The Raincoats – s/t

Rough Trade 1979
Frauen waren in der Unterhaltungsmusik lange Zeit auf eine einzige Rolle beschränkt: Songs von männlichen Songschreibern zu singen und im Idealfall dazu noch gut auszusehen. Manche wie Nina Simone oder Aretha Franklin schafften es mit der Zeit, ihre eigene starke Persönlichkeit in die Entwicklung ihrer Karriere einzubringen. Mit dem Folk der 60er Jahre kamen Frontfrauen wie Joan Baez oder Joni Mitchell dazu, die akustische Gitarre zu ihren eigenen Songs spielten.
Erste reine Frauenbands in den 70ern wie die Runaways oder Girlschool waren noch Produkte der Marketingüberlegungen ihrer Manager. Parallele Einzelerscheinungen wie Suzi Quatro und Patti Smith ermutigten dann im Punk der späten 70er-Jahre erstmals Frauen zu einer breiteren Rolle in der Rockmusik. Siouxsie führte ihre Banshees und schrieb die meisten Texte, Lora Logic spielte bei X-Ray-Spex ein verhaltensauffälliges Saxofon und Gaye Advert definierte an ihrem Bass Coolness im Punk neu.

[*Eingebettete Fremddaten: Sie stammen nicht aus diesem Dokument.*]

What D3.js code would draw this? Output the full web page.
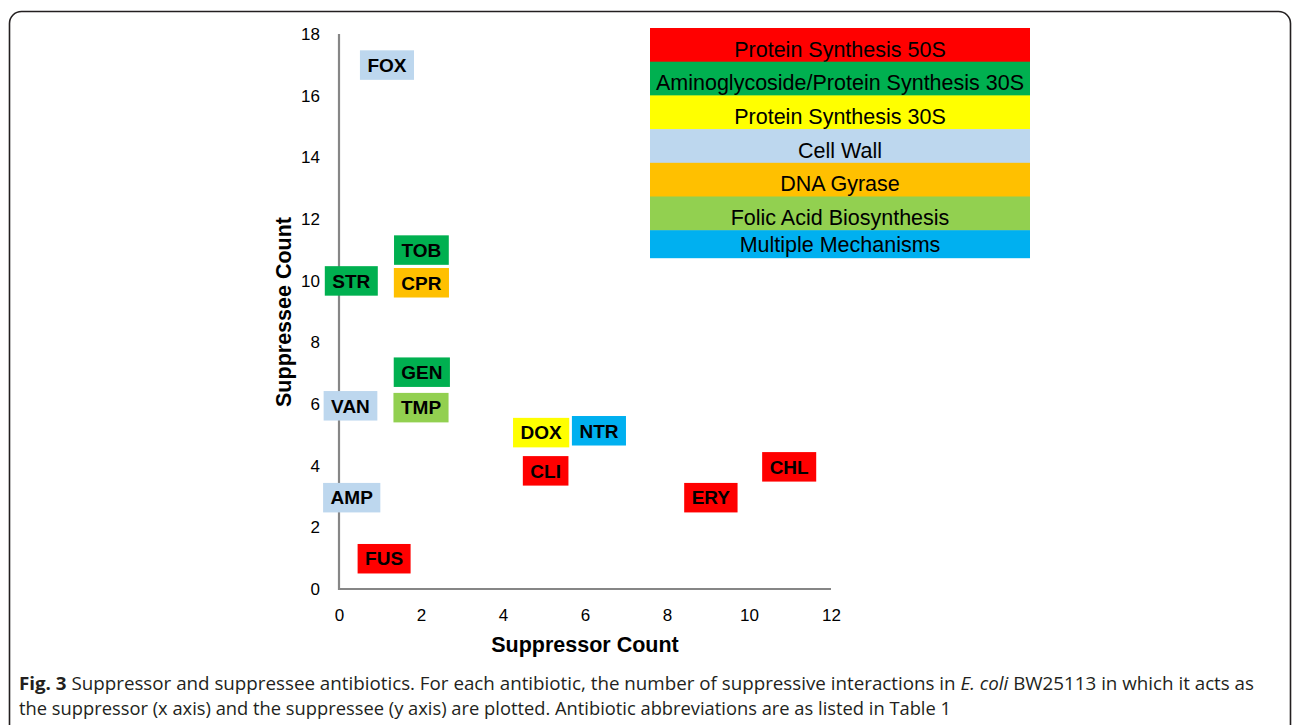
<!DOCTYPE html>
<html>
<head>
<meta charset="utf-8">
<script src="https://cdn.jsdelivr.net/npm/d3@7"></script>
<style>
  html, body { margin: 0; padding: 0; background: #fff; }
  svg { display: block; }
</style>
</head>
<body>
<svg id="chart" width="1292" height="725"></svg>
<script>
// ---- data ----
const antibiotics = ["FOX","STR","TOB","CPR","GEN","VAN","TMP","DOX","NTR","CLI","AMP","FUS","ERY","CHL"];
const suppressorCount = [1.17, 0.3, 2.01, 2.01, 2.02, 0.28, 2.0, 4.93, 6.34, 5.04, 0.31, 1.1, 9.07, 10.98];
const suppresseeCount = [17.0, 10.0, 11.0, 9.94, 7.04, 5.95, 5.89, 5.08, 5.14, 3.84, 2.97, 0.99, 2.97, 3.97];
const mechanism = ["Cell Wall","Aminoglycoside/Protein Synthesis 30S","Aminoglycoside/Protein Synthesis 30S","DNA Gyrase",
  "Aminoglycoside/Protein Synthesis 30S","Cell Wall","Folic Acid Biosynthesis","Protein Synthesis 30S","Multiple Mechanisms",
  "Protein Synthesis 50S","Cell Wall","Protein Synthesis 50S","Protein Synthesis 50S","Protein Synthesis 50S"];
const mechanismNames = ["Protein Synthesis 50S","Aminoglycoside/Protein Synthesis 30S","Protein Synthesis 30S","Cell Wall","DNA Gyrase","Folic Acid Biosynthesis","Multiple Mechanisms"];
const mechanismColors = ["#FF0000","#00B050","#FFFF00","#BDD7EE","#FFC000","#92D050","#00B0F0"];
const xTicks = [0, 2, 4, 6, 8, 10, 12];
const yTicks = [0, 2, 4, 6, 8, 10, 12, 14, 16, 18];
const xTitle = "Suppressor Count";
const yTitle = "Suppressee Count";

const svg = d3.select("#chart");
const ARIAL = "'Liberation Sans', Arial, sans-serif";

// frame
svg.append("rect")
  .attr("x", 9.5).attr("y", 11.5).attr("width", 1281).attr("height", 760)
  .attr("rx", 12).attr("ry", 12)
  .attr("fill", "none").attr("stroke", "#231f20").attr("stroke-width", 1.6);

const x = d3.scaleLinear().domain([0, 12]).range([339, 831]);
const y = d3.scaleLinear().domain([0, 18]).range([589, 34]);

const color = d3.scaleOrdinal().domain(mechanismNames).range(mechanismColors);

// axes
const xAxis = d3.axisBottom(x).tickValues(xTicks).tickSize(0).tickPadding(20);
const yAxis = d3.axisLeft(y).tickValues(yTicks).tickSize(0).tickPadding(19);

const gx = svg.append("g").attr("transform", `translate(0,${y(0)})`).call(xAxis);
const gy = svg.append("g").attr("transform", `translate(${x(0)},0)`).call(yAxis);
[gx, gy].forEach(g => {
  g.select(".domain").attr("stroke", "#868686").attr("stroke-width", 2.2);
  g.selectAll("text").attr("fill", "#000").style("font-family", ARIAL).style("font-size", "17px");
});
gx.select(".domain").attr("d", `M${x(0)-1},0H${x(12)}`);
gy.select(".domain").attr("d", `M0,${y(18)}V${y(0)+1}`);

// axis titles
svg.append("text").attr("x", 585).attr("y", 652).attr("text-anchor", "middle")
  .style("font-family", ARIAL).style("font-weight", "bold").style("font-size", "21.5px")
  .text(xTitle);
svg.append("text").attr("transform", "translate(291,312) rotate(-90)").attr("text-anchor", "middle")
  .style("font-family", ARIAL).style("font-weight", "bold").style("font-size", "21.5px")
  .text(yTitle);

// data labels as boxes
const pts = antibiotics.map((name, i) => ({ name, x: suppressorCount[i], y: suppresseeCount[i], m: mechanism[i] }));
const lab = svg.append("g").selectAll("g").data(pts).join("g")
  .attr("transform", d => `translate(${x(d.x)},${y(d.y)})`);
lab.append("rect").attr("class", "bg");
lab.append("text")
  .attr("text-anchor", "middle").attr("y", 7)
  .style("font-family", ARIAL).style("font-weight", "bold").style("font-size", "19px")
  .attr("fill", "#000")
  .text(d => d.name);
lab.each(function(d) {
  const g = d3.select(this);
  const w = g.select("text").node().getComputedTextLength() + 15;
  g.select("rect").attr("x", -w / 2).attr("y", -14.5).attr("width", w).attr("height", 29.5).attr("fill", color(d.m));
});

// legend
const legTop = 28, legX = 650, legW = 380, rowH = 33.7, lastH = 28;
const leg = svg.append("g");
mechanismNames.forEach((name, i) => {
  const last = i === mechanismNames.length - 1;
  const top = legTop + i * rowH;
  const h = last ? lastH : rowH;
  leg.append("rect").attr("x", legX).attr("y", top).attr("width", legW).attr("height", h + (last ? 0 : 0.5))
    .attr("fill", color(name));
  const cy = last ? top + h / 2 : top + 21;
  leg.append("text").attr("x", legX + legW / 2).attr("y", cy + 7.6).attr("text-anchor", "middle")
    .style("font-family", ARIAL).style("font-size", "21.5px").attr("fill", "#000")
    .text(name);
});

// caption
const cap = svg.append("g").style("font-family", "'Open Sans', 'Noto Sans', sans-serif").style("font-size", "18.5px").attr("fill", "#231f20");
const l1 = cap.append("text").attr("x", 19).attr("y", 690);
l1.append("tspan").style("font-weight", "bold").text("Fig. 3");
l1.append("tspan").text(" Suppressor and suppressee antibiotics. For each antibiotic, the number of suppressive interactions in ");
l1.append("tspan").style("font-style", "italic").text("E. coli");
l1.append("tspan").text(" BW25113 in which it acts as");
const l2 = cap.append("text").attr("x", 19).attr("y", 715);
l2.text("the suppressor (x axis) and the suppressee (y axis) are plotted. Antibiotic abbreviations are as listed in Table 1");
// fit caption widths to reference
[[l1, 1235], [l2, 932]].forEach(([t, w]) => t.attr("textLength", w).attr("lengthAdjust", "spacingAndGlyphs"));
</script>
</body>
</html>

Mit den Slits bildete sich sogar die erste reine Frauenband in der Rockmusik, die keinem Marketingkalkül entsprungen war. Drummerin Palmolive verließ die Slits bald, dockte aber bei einem ähnlichen Projekt an. Zwei Kunststudentinnen, die in einem besetzten Haus lebten, beschlossen, es ein wenig mit Musik zu versuchen. Aus der Hausbesetzerszene nahmen sie die gelebte Gleichberechtigung mit: Alle Bandmitglieder sollten später auf der Bühne nebeneinander spielen, es gab keine Frontfrau. Sonst brachten sie nichts mit außer Enthusiasmus und eine gemeinsame Liebe für Velvet Underground.
Gina Birch, eine der beiden, sagte später: „When you don´t know what you are doing, you have to be inventive.We made sounds that were our own.“ Und so klingt die Musik der Raincoats stark nach der Do-It-Yourself-Haltung des Punk, aber musikalisch fließen ebenso Folk und Dub ein oder spielt Violinistin Vicky Aspinall eine Geige, die phasenweise stark an John Cales Viola-Spiel bei Velvet Underground erinnert
Die ersten Textzeilen der Raincoats lauten: „It makes no difference, night or day, no one teaches you how to live“. Und so bringen sie es sich einfach selbst bei. Alles rumpelt und scheppert ein wenig, entzieht sich manchmal den gewohnten Songstrukturen, entwickelt aber einen ungeheuren Charme. Selbst das einzige Cover des Albums, „Lola“ von den Kinks, klingt mehr nach den Raincoats als nach Ray Davies.
Die besten Songs sind vermutlich die ersten beiden, die sie bereits als EP veröffentlicht hatten: „Fairytale in the Supermarket“ und „In Love“. Aspinalls Geige lässt Splitterbomben wie 13 Jahre vorher Cales Viola fallen, Palmolive trommelt sich in Trance und die gebürtige Portugiesin Ana da Silva schrammelt an ihrer Gitarre herum, als gäbe es kein Morgen mehr.
„Fairytale“ fehlte in der ersten Edition des Albums, im 93er-Re-Issue wurde es aber verständlicherweise aufgenommen. Die Liner Notes schrieb damals ein gewisser Kurt Cobain. Unter anderem teilt er den Käufern mit „I really don´t know anything about The Raincoats except that they recorded some music that have affected me so much… They are playing their music for themselves.“ Letzteres ist wohl trotz dieses berühmten Fans ein Hauptgrund, warum sie beide Kriterien für diesen Blog erfüllen: Unentdeckt und Meisterwerk.